Wadze gminy Nowy Korczyn chcą poprawić bezpieczeństwo mieszkańców. Dzięki rządowej dotacji zainwestują w nowoczesną sieć monitoringu. Samorząd kupi dziewięć szybkoobrotowych kamer.
Zostaną umieszczone w najbardziej newralgicznych punktach miasta, informuje burmistrz Paweł Zagaja. – Kamery zostaną zainstalowane w miejscach, które wskazywali mieszkańcy. Swym zasięgiem obejmą przejścia dla pieszych, skrzyżowania dróg i wjazdy do miasta. Monitoring będzie rejestrował także Rynek, plac, na którym odbywają się festyny, przystań kajakową oraz teren przy ruinach synagogi – wymienia.
Burmistrz dodaje, że na terenie Nowego Korczyna jest już kilka kamer, ale są to urządzenia punktowe, obejmujące wąski obraz. Paweł Zagaja liczy, że nowy monitoring zniechęci ewentualnych wandali. – Kamery nie tylko zniechęcają do dokonywania zniszczeń, ale to istotne narzędzie pomagające służbom mundurowym w wykrywaniu przestępstw, wykroczeń, czy ustaleniu sprawcy kolizji drogowej – mówi.

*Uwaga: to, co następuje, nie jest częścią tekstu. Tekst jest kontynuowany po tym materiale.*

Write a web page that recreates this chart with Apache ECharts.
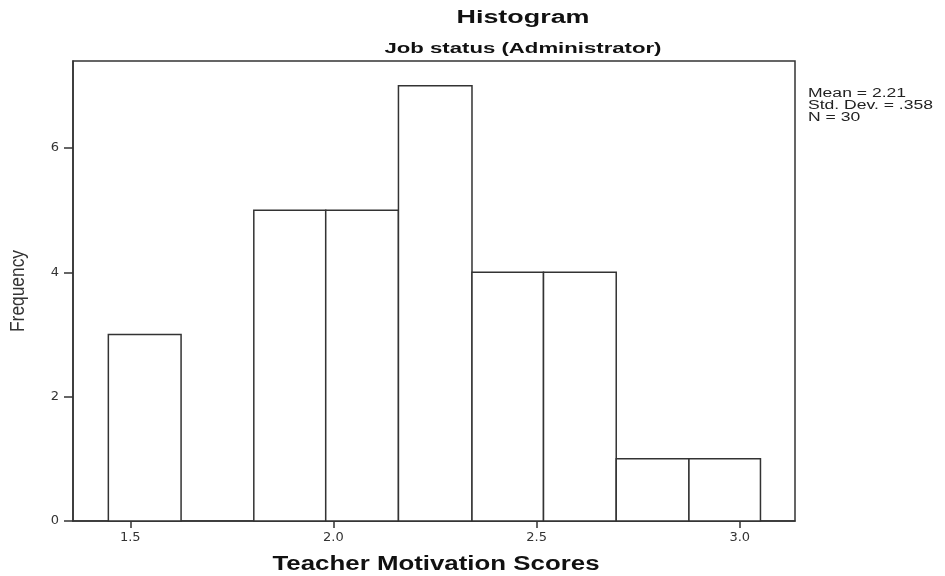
<!DOCTYPE html>
<html>
<head>
<meta charset="utf-8">
<script src="https://cdn.jsdelivr.net/npm/echarts@6/dist/echarts.min.js"></script>
<style>html,body{margin:0;padding:0;background:#fff;}#c{width:945px;height:576px;}</style>
</head>
<body>
<div id="c"></div>
<script>
const binEdges = [1.446, 1.625, 1.804, 1.981, 2.160, 2.341, 2.517, 2.696, 2.875, 3.051];
const counts = [3, 0, 5, 5, 7, 4, 4, 1, 1];
const xTicks = [1.5, 2.0, 2.5, 3.0];
const yTicks = [0, 2, 4, 6];
const statsLines = ['Mean = 2.21', 'Std. Dev. = .358', 'N = 30'];
const titleText = 'Histogram';
const subtitleText = 'Job status (Administrator)';
const xName = 'Teacher Motivation Scores';
const yName = 'Frequency';

const data = counts.map((c, i) => [binEdges[i], binEdges[i + 1], c]);

// measure text to mimic the horizontally stretched lettering of the reference
const mctx = document.createElement('canvas').getContext('2d');
function textW(t, font) { mctx.font = font; return mctx.measureText(t).width; }
function fitScale(t, font, target) { return target / textW(t, font); }

const FONT = '"Liberation Sans", Arial, sans-serif';
const fTitle = 'bold 18px ' + FONT;
const fSub = 'bold 15px ' + FONT;
const fX = 'bold 20px ' + FONT;
const fStats = '12px ' + FONT;
const fY = '15px ' + FONT;
const statsScale = fitScale(statsLines[1], fStats, 125);

const chart = echarts.init(document.getElementById('c'), null, {renderer: 'canvas'});
const lineCol = '#333';
chart.setOption({
  backgroundColor: '#fff',
  animation: false,
  graphic: [
    {type: 'text', x: 523, y: 18, scaleX: fitScale(titleText, fTitle, 133),
     style: {text: titleText, font: fTitle, fill: '#111', align: 'center', verticalAlign: 'middle'}},
    {type: 'text', x: 523, y: 49, scaleX: fitScale(subtitleText, fSub, 277),
     style: {text: subtitleText, font: fSub, fill: '#111', align: 'center', verticalAlign: 'middle'}},
    {type: 'text', x: 436, y: 564, scaleX: fitScale(xName, fX, 327),
     style: {text: xName, font: fX, fill: '#111', align: 'center', verticalAlign: 'middle'}},
    {type: 'text', x: 18, y: 291, rotation: Math.PI / 2, scaleX: fitScale(yName, fY, 82), scaleY: 1.35,
     style: {text: yName, font: fY, fill: '#333', align: 'center', verticalAlign: 'middle'}},
    {type: 'text', x: 808, y: 88, scaleX: statsScale,
     style: {text: statsLines.join('\n'), font: fStats, lineHeight: 12, fill: '#222', align: 'left', verticalAlign: 'top'}}
  ],
  grid: {left: 73, right: 150, top: 61, bottom: 55, show: true, borderColor: lineCol, borderWidth: 1.5, backgroundColor: '#fff'},
  xAxis: {
    type: 'value', min: 1.359, max: 3.136,
    axisLine: {show: true, lineStyle: {color: lineCol, width: 1.5}},
    axisTick: {show: true, length: 7, customValues: xTicks, lineStyle: {color: lineCol, width: 1.5}},
    axisLabel: {customValues: xTicks, formatter: v => v.toFixed(1), fontFamily: 'DejaVu Sans', fontSize: 13, color: '#333', margin: 10},
    splitLine: {show: false}
  },
  yAxis: {
    type: 'value', min: 0, max: 7.4,
    axisLine: {show: true, lineStyle: {color: lineCol, width: 1.5}},
    axisTick: {show: true, length: 9, customValues: yTicks, lineStyle: {color: lineCol, width: 1.5}},
    axisLabel: {customValues: yTicks, fontFamily: 'DejaVu Sans', fontSize: 13, color: '#333', margin: 14},
    splitLine: {show: false}
  },
  series: [{
    type: 'custom',
    data: data,
    renderItem: function (params, api) {
      const c = api.value(2);
      if (!c) return null;
      const p0 = api.coord([api.value(0), c]);
      const p1 = api.coord([api.value(1), 0]);
      return {
        type: 'rect',
        shape: {x: p0[0], y: p0[1], width: p1[0] - p0[0], height: p1[1] - p0[1]},
        style: {fill: '#fff', stroke: lineCol, lineWidth: 1.5}
      };
    },
    encode: {x: [0, 1], y: 2}
  }]
});
</script>
</body>
</html>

Kamery mają zostać zamontowane do końca roku. Stare urządzenia zostaną w mieście, ale zostaną zainstalowane w innych jego rejonach. Dzięki temu nie tylko kilka, ale kilkanaście miejsc znajdzie się pod czujnym okiem monitoringu miejskiego.
Na zakup kamer samorząd otrzymał rządowe dofinansowanie w kwocie 100 tys. zł Pieniądze pochodzą z programu „Razem Bezpieczniej”. Całość projektu opiewa na kwotę 120 tysięcy złotych.
W miarę możliwości finansowych kamery będą systematycznie dokupowane.